Big data and data analytics have become mainstream technologies. They have become the driving force behind the many innovations that have come up as solutions to extracting insights and information out of the vast volumes of data being generated every passing day. Big data has penetrated all industries so much that it is now the lifeline not only for businesses but also for professionals who deal with data.
Owing to this, the data engineering role has become an all too important role in organizations. Without data engineers, these organizations will not have the proper infrastructure and data management technologies to effectively make sense of the huge volumes of data that they have access to.
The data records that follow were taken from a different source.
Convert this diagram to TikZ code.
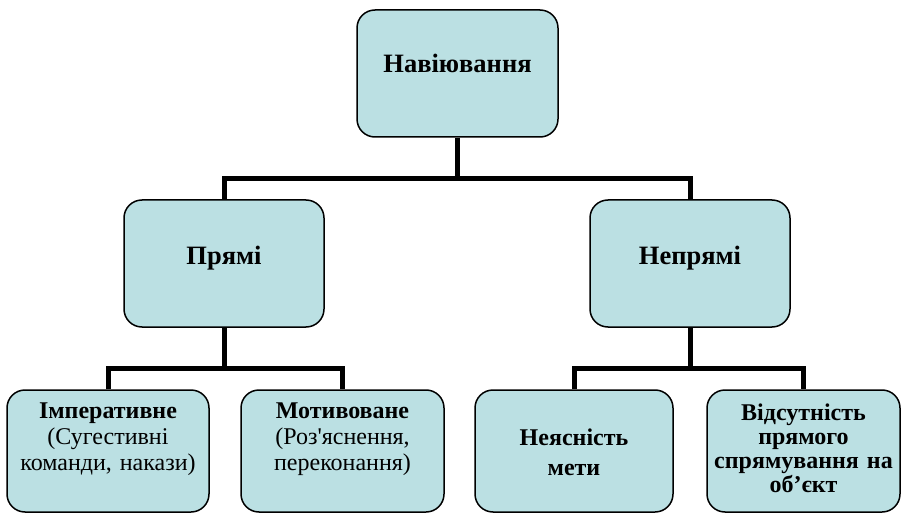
\documentclass[tikz,border=0pt]{standalone}
\usepackage{fontspec}
\setmainfont{Liberation Serif}
\frenchspacing
\definecolor{boxfill}{RGB}{187,224,227}
\newcommand{\straightapos}{{\addfontfeature{Ligatures=TeXOff}'}}
\begin{document}
\begin{tikzpicture}[x=1pt,y=-1pt,
  box/.style={draw=black,line width=1.5pt,fill=boxfill,rounded corners=18pt,inner sep=0pt},
  conn/.style={draw=black,line width=5pt,line join=miter},
  big/.style={font=\fontsize{26.5}{30}\selectfont\bfseries,anchor=base,align=center},
  small/.style={font=\fontsize{24}{26}\selectfont,anchor=base,align=center,text width=200pt,inner sep=0pt}]
\useasboundingbox (0,0) rectangle (902,513);
% boxes
\node[box,minimum width=201pt,minimum height=127pt] (top) at (457.5,73.5) {};
\node[box,minimum width=200pt,minimum height=127pt] (pr) at (224,263.5) {};
\node[box,minimum width=200pt,minimum height=127pt] (np) at (690,263.5) {};
\node[box,minimum width=202pt,minimum height=122pt] (b1) at (108,451) {};
\node[box,minimum width=203pt,minimum height=122pt] (b2) at (342.5,451) {};
\node[box,minimum width=198pt,minimum height=122pt] (b3) at (574,451) {};
\node[box,minimum width=193pt,minimum height=122pt] (b4) at (803.5,451) {};
% texts
\node[big] (ttop) at (457.5,73) {Навіювання};
\node[big] (tpr) at (224,264) {Прямі};
\node[big] (tnp) at (690,264) {Непрямі};
\node[small] (tb1) at (108,418) {\textbf{Імперативне}\\(Сугестивні\\команди, накази)};
\node[small] (tb2) at (342.5,418) {\textbf{Мотивоване}\\(Роз\straightapos яснення,\\переконання)};
\node[small,font=\fontsize{24}{30}\selectfont\bfseries] (tb3) at (574,445) {Неясність\\мети};
\node[small,font=\fontsize{24}{24}\selectfont\bfseries] (tb4) at (803.5,420) {Відсутність\\прямого\\спрямування на\\об’єкт};
% connectors
\coordinate (bus0) at (457.5,179);
\coordinate (busL) at (224,368);
\coordinate (busR) at (690,368);
\draw[conn] (top.south) -- (bus0);
\draw[conn] (pr.north) |- (bus0) -| (np.north);
\draw[conn] (pr.south) -- (busL);
\draw[conn] (b1.north) |- (busL) -| (b2.north);
\draw[conn] (np.south) -- (busR);
\draw[conn] (b3.north) |- (busR) -| (b4.north);
\end{tikzpicture}
\end{document}
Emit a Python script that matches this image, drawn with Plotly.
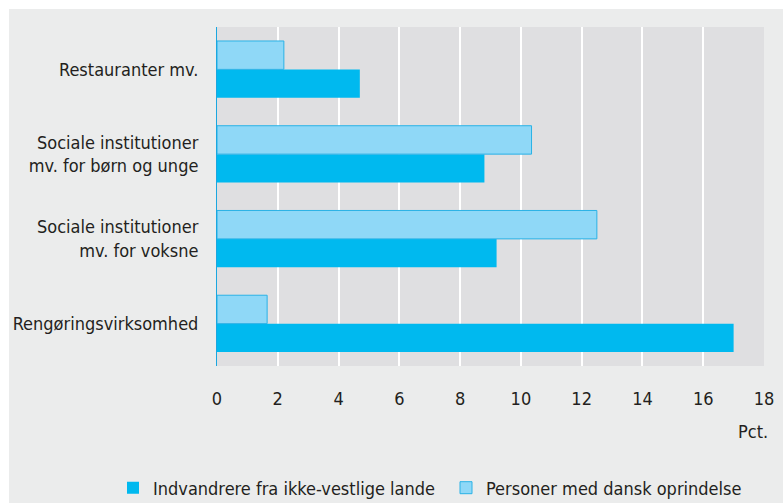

With businesses undergoing a digital transformation that has brought about a sharp demand for data engineers, it is high time professionals considered enrolling in a data engineer course to upskill.
The data engineering role
Data engineers are the individuals responsible for discovering trends and patterns in data sets, extracting useful information and insight from the data sets, and developing the infrastructure required to transform volumes of raw data into formats that can be manipulated to extract valuable insight.
Apart from their ability to crunch numbers, data engineers should possess a number of technical and interpersonal skills. Also, the skills requirements for this role depending on the level of the data engineering position. This could be:
Junior, mid-level, and senior data engineer roles or generalist, database, or pipeline data engineer.
These roles are determined by one’s years of experience, skill level, and qualifications.
Typical Data Engineer Job Description
The major responsibility of a data engineer is to build and maintain data infrastructure and systems. The individual should have the technical ability to optimize the data pipeline of the organization to facilitate efficient data flow to cross-functional teams in the organization.
Roles of the data engineer
- Design, build and maintain data analytics infrastructure based on the requirements of the organization. These include architectures, servers, database systems, and other data processing systems.
- Analyze and organize raw data into datasets that data analysts or scientists work with in analyzing data.
- Explore opportunities for data acquisition
- Develop techniques for improving data quality and reliability
- Prepare data for modeling
- Develop algorithms
- Support software developers, data scientists, data architects, and data analysts by maintaining data architecture throughout data projects that are in progress.
- Analyze the company’s data requirements and design effective solutions
- Perform complex data analysis, report results, and interpret trends and patterns
- Build data analytics tools to be used by the data analytics and data science teams to draw actionable insights to increase operational efficiency, increase customer satisfaction, and achieve other key business objectives.
- Build or improve data transformation, data structure, and ETL processes
The data engineering role will require the following sets of technical and interpersonal skills.
- Programming languages like Python, Java, and Scala
- Data warehouse knowledge
- Data analysis
- SQL and NoSQL database and distributed systems knowledge
- Big data processing frameworks like Apache Spark and Hadoop
- AWS technologies
- Data wrangling
- Data modeling
- Machine learning
- Project management and organization skills
- Excellent communication skills
- Collaboration skills
- Presentation skills
- Ability to work in a multiple-team setting and support the data requirements for all the teams and the business as a whole
Knowledge and Experience
- Experience designing and building data pipelines, structures, and datasets
- Advanced SQL knowledge
- Working knowledge of various relational and nonrelational databases
- Solid background working with unstructured datasets
- Data modeling, mining, and segmentation knowledge
- Working knowledge of programming languages
- Experience carrying out root cause analysis for business processes to identify business requirements or opportunities for improvement
- Stream processing, message queueing, real-time data analysis experience
Tools and technologies
- Data pipeline tools like Luigi and Airflow
- Big data tools like Hadoop, Apache Spark, and Apache Kafka
- Relational SQL and NoSQL databases like Cassandra as well as non-relational databases
- AWS cloud products like EMR, RDS, and EC2
- Stream processing systems like Spark-streaming
- Programming languages Python, Java, Scala, C++
- Linux operating system
Training and qualifications
- Bachelor’s degree in computer science, IT, information systems, Computer engineering, or related field (Master’s will be an added advantage)
- Certification in data engineering e.g IBM Certified data engineer certification or Google Cloud Certified Professional Data Engineer
According to Indeed, data engineers earn an average annual salary of $127,983. According to Payscale, an entry-level data engineer will earn an annual average salary of $77,361 alongside bonuses and allowances. A data engineer’s salary depends on a number of factors, including:
- Years of experience
- Size of the hiring organization
The big data job description we have given is a general description that rounds up the common roles, skills, qualifications, and experience of a data engineer. The specific roles and responsibilities of the data engineer depend on the domain he/she will be working in, the size of the company’s IT department, and the organizational structure of the organization, among other factors. Bottom line, whether at entry or senior level, the data engineer attracts quite a decent pay package; thus choosing to pursue a career in data engineering can be very rewarding. Again, it is fulfilling because one becomes the professional that the organization counts on to develop working data-oriented solutions ultimately driving business growth, profitability, and customer acquisition.